On 30 December 2021, de Kock announced his retirement from Test cricket.

===T20I cricket===
In March 2014, South Africa played a 3-match Twenty20 series against Australia. De Kock was named the 'Player of the Series' in the tournament although South Africa lost the series by 0–2. In 2019–2020 season de Kock was brilliant in this format scoring 4 half centuries. In September 2021, de Kock was named in South Africa's squad for the 2021 ICC Men's T20 World Cup.

In October 2021, during the Men's T20 World Cup, de Kock made himself unavailable for South Africa's match against West Indies after refusing to take the knee. Following the match, he apologised saying he would take the knee and wanted to play for his country again. De Kock explained that he had originally decided not to take the knee because of the way in which Cricket South Africa had handled the issue by mandating that all players take the knee shortly before the match against the West Indies. However, he returned to the team for South Africa's next match, against Sri Lanka, and took the knee before the start of play.

On 26 March 2023, in the second T20I against the West Indies, he scored his maiden century in T20I cricket. He completed his half-century in just 15 balls, recording the fastest fifty by a South African cricketer.

==== 2024 ICC Men's T20 World Cup ====
In May 2024, he was named in South Africa’s squad for the 2024 ICC Men's T20 World Cup tournament. After a slow start to the tournament, his blistering knock of 74 from just 40 deliveries against the United States in the Super 8 stage propelled South Africa to 194/4 in 20 overs. The Proteas won that match by 18 runs, restricting the co-hosts to 176/6.

He scored his second consecutive 50 in the Super 8, smashing 65(38) against England, taking his team to 163/6. South Africa held their nerve, winning by 7 runs. South Africa reached their first ever World Cup Final, beating Afghanistan in the semi final.

De Kock scored 39(31) in the final as the Proteas fell 7 runs short against India, scoring 169/8 in response to India's 176/7.

After the tournament, de Kock went on a hiatus from international cricket.

====Return to National Team====

On September 22, 2025, de Kock was named in the Proteas T20I squad to tour Pakistan in October and November, as well as the T20I squad for a one-off T20I against Namibia. This would be his first international appearance for the Proteas since the 2024 ICC Men's T20 World Cup Final in June 2024.

He failed to capitalise in the T20I series, scoring 30 runs across 3 matches.

In November 2025, he was named in the Proteas T20I squad to face India in December.

In the second T20I at New Chandigarh, he scored a match winning 90(46), smashing 7 sixes, and was subsequently named Player of the Match.

====2026 ICC Men's T20 World Cup====

In January 2026, he was named in the 15 man South Africa squad to take part in the T20 World Cup to be held in India and Sri Lanka.

==Personal life==
De Kock married Sasha Hurly in September 2016. They have a daughter, born in January 2022.

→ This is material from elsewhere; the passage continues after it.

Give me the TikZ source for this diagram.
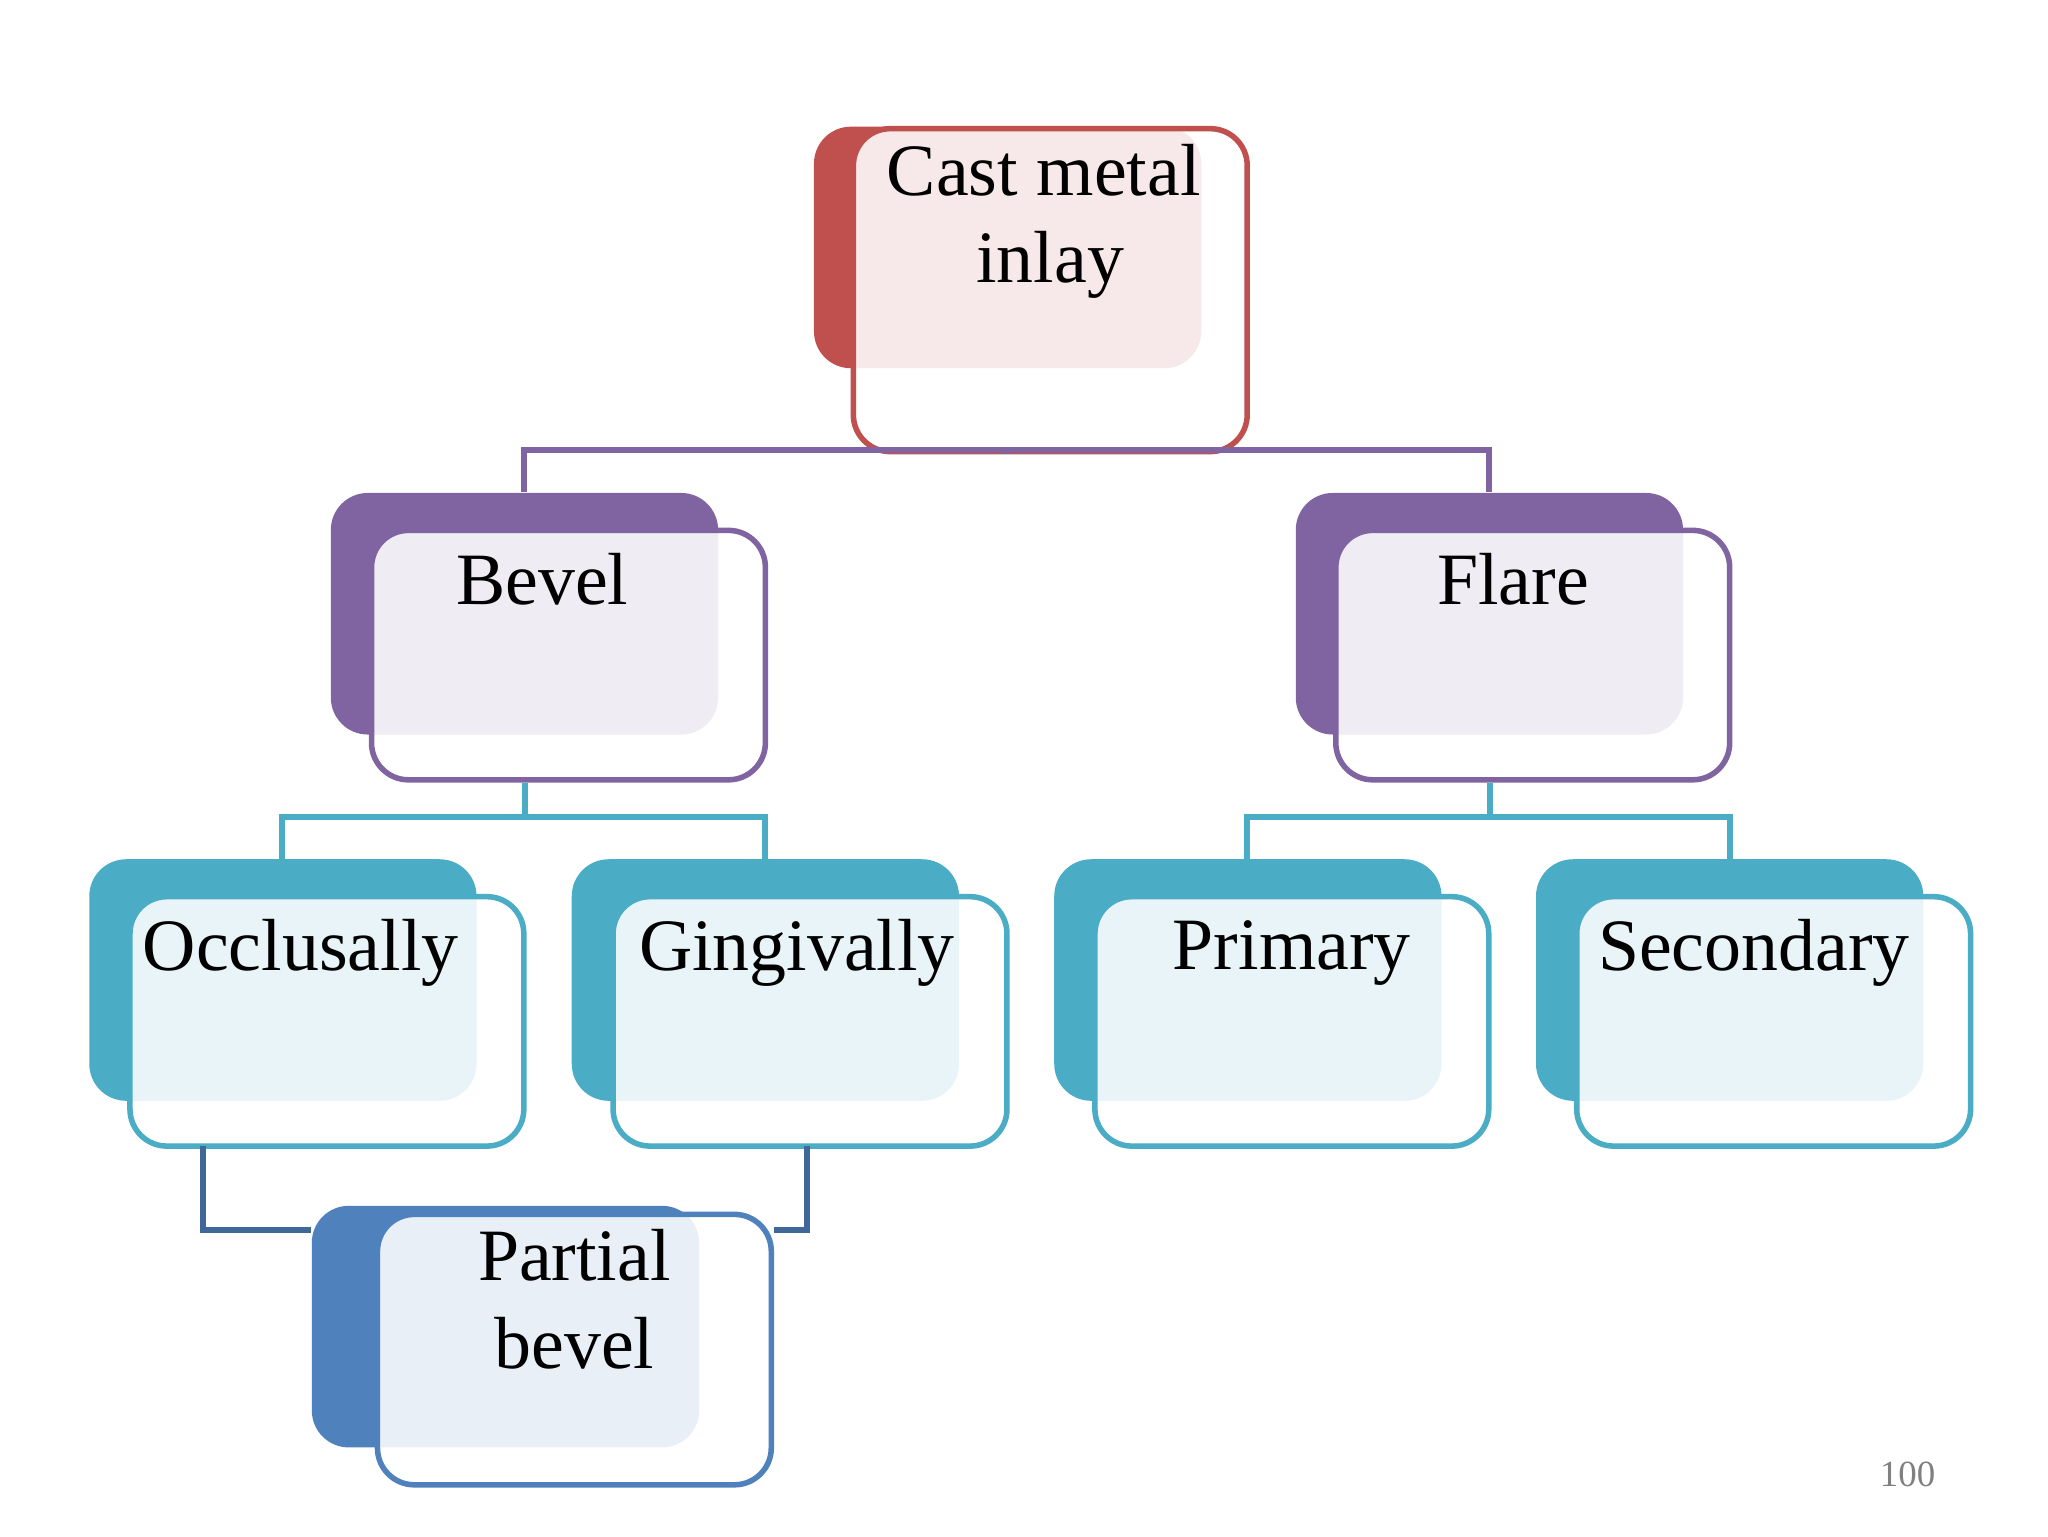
\documentclass[tikz,border=0pt]{standalone}
\usepackage{fontspec}
\setmainfont{Liberation Serif}
\definecolor{redC}{HTML}{C0504D}
\definecolor{purpC}{HTML}{8064A2}
\definecolor{tealC}{HTML}{4BACC6}
\definecolor{blueC}{HTML}{4F81BD}
\tikzset{
  back/.style={draw=none, fill=#1, rounded corners=8pt, minimum width=2.95cm, minimum height=1.84cm},
  front/.style={draw=#1, line width=1.2pt, fill=white, fill opacity=0.88, text opacity=1,
    rounded corners=8pt, minimum width=3.0cm, minimum height=1.9cm, align=center,
    font=\fontsize{16}{19}\selectfont},
  link/.style={draw=#1, line width=1.3pt}
}
\begin{document}
\begin{tikzpicture}
\useasboundingbox (0,0) rectangle (15.6,-11.7);
% back panels
\node[back=redC]  (cast-b) at (7.675,-1.885) {};
\node[back=purpC] (bevel-b) at (3.995,-4.675) {};
\node[back=purpC] (flare-b) at (11.345,-4.675) {};
\node[back=tealC] (occl-b) at (2.155,-7.465) {};
\node[back=tealC] (ging-b) at (5.83,-7.465) {};
\node[back=tealC] (prim-b) at (9.505,-7.465) {};
\node[back=tealC] (sec-b) at (13.175,-7.465) {};
\node[back=blueC] (part-b) at (3.85,-10.105) {};
% front panels
\node[front=redC]  (cast) at (8.0,-2.21) {\hspace*{-0.1cm}Cast metal\\inlay\\[0.5cm]};
\node[front=purpC] (bevel) at (4.33,-4.99) {\hspace*{-0.4cm}Bevel\\[0.5cm]};
\node[front=purpC] (flare) at (11.675,-4.99) {\hspace*{-0.3cm}Flare\\[0.5cm]};
\node[front=tealC] (occl) at (2.49,-7.78) {\hspace*{-0.4cm}Occlusally\\[0.5cm]};
\node[front=tealC] (ging) at (6.17,-7.78) {\hspace*{-0.2cm}Gingivally\\[0.5cm]};
\node[front=tealC] (prim) at (9.84,-7.78) {Primary\\[0.5cm]};
\node[front=tealC] (sec) at (13.51,-7.78) {\hspace*{-0.3cm}Secondary\\[0.5cm]};
\node[front=blueC] (part) at (4.375,-10.28) {Partial\\bevel\\[0.1cm]};
\node[text=gray, font=\fontsize{8}{10}\selectfont] (page) at (14.53,-11.23) {100};
% connectors
\coordinate (j1) at (7.67,-3.43);
\draw[link=purpC] (cast.south -| j1) -- (j1) -| (bevel-b.north);
\draw[link=purpC] (j1) -| (flare-b.north);
\coordinate (j2) at (4.0,-6.22);
\draw[link=tealC] (bevel.south -| j2) -- (j2) -| (2.15,-6.55);
\draw[link=tealC] (j2) -| (5.83,-6.55);
\coordinate (j3) at (11.35,-6.22);
\draw[link=tealC] (flare.south -| j3) -- (j3) -| (9.5,-6.55);
\draw[link=tealC] (j3) -| (13.18,-6.55);
\draw[link=blueC!80!black] (1.55,-8.73) |- (part-b.west |- 0,-9.37);
\draw[link=blueC!80!black] (6.15,-8.73) |- (part.east |- 0,-9.37);
\end{tikzpicture}
\end{document}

==Records and achievements==
===Milestones===
- Fastest South African to reach 1,000 ODI runs.
- Fastest wicketkeeper, in terms of matches (35), to make 150 Test dismissals.
- Fastest wicketkeeper, in terms of matches, to complete 200 dismissals in Tests (47) beating the previous record held by Adam Gilchrist.
- Fastest South African to score a T20I half century (15 balls).

=== International centuries ===

As of August 2026, Quinton de Kock has scored 6 Test centuries, 23 ODI centuries and two T20I centuries, totaling 31 centuries in his international career.